Unknown Unknowns These are the blind spots—the problems, issues, and variables of which we have no awareness, information of knowledge. These are often the most dangerous variables and situations we ever face because they can catch us completely by surprise. Strong emotions and rigid opinions can blind us to obvious truths. We need to listen, accept, and learn find that such research can reveal many of the unknown unknowns.

Unknown Knowns There are things we know but don’t know we know. This is a strange category, and one might argue is an impossible category, a contradiction. When someone points it out to us, we say, “Of course. I know that. This relates back to an earlier assertion that people think they know more than they actually know. Once facts are presented, we easily can delude ourselves into thinking we already knew the information.

We can know things but not realise how important they are. We can know things but not understand how the pieces fit together or know what is causing what. We can be blind to the obvious or blind to the implications of the obvious. It’s curiosity that brings us an awareness of how things connect. What this conveys is that ‘knowns’ are fewer and rarer than people believe, and ‘unknowns’ are ubiquitous. They surround us on all sides.

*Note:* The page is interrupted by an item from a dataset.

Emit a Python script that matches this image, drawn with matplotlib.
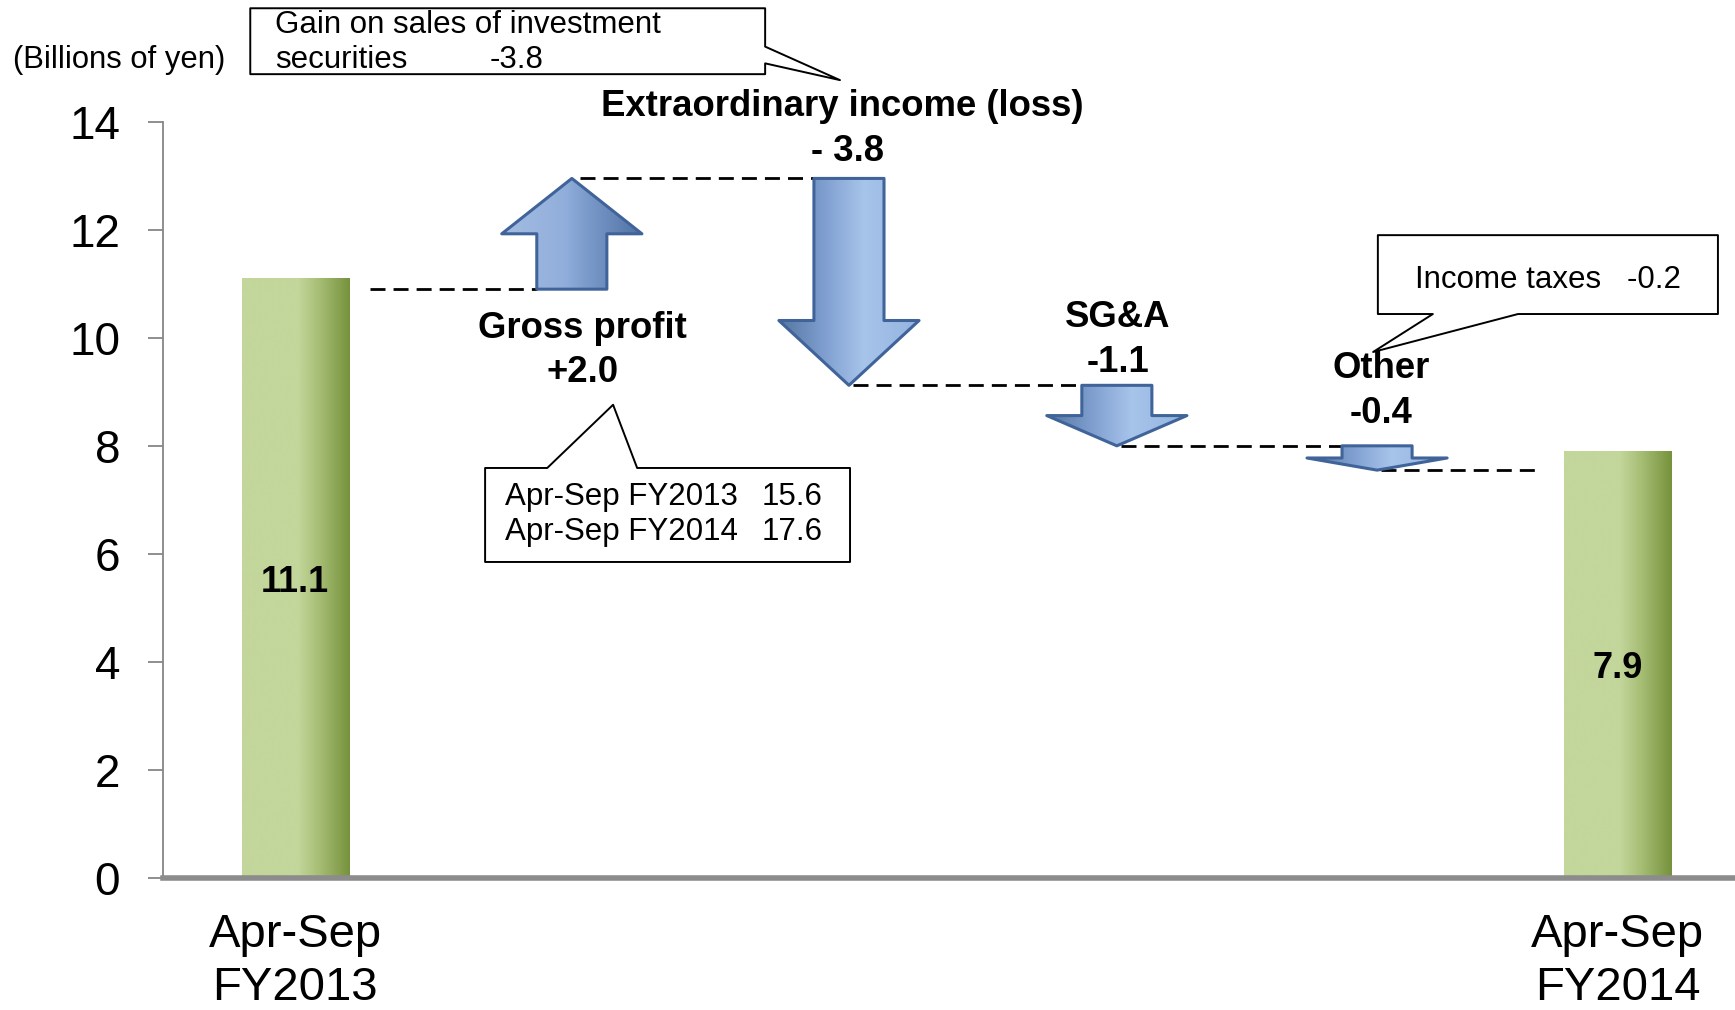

I’ve learned that following my curiosity is the best thing to do. I’ve doubled down on curiosity. I read books I’m curious about. The best example is Steve Jobs, and how he dropped in on that calligraphy class, and how he was captivated by the letterforms. It had no practical application at the time, but he was curious, and then he built in all of that typography into the first Mac. You can’t connect the dots moving forward.

To know whether something is worth doing, or to know whether something was worth having been done, you need a metric for success. Next time you’re deciding what’s worth doing, try this metric. Ask yourself: What am I most curious about? I’m curious that sheep only sleep 3.8 hours in a day, meaning they are active 20.2 hours a day. What do they think about for all that time?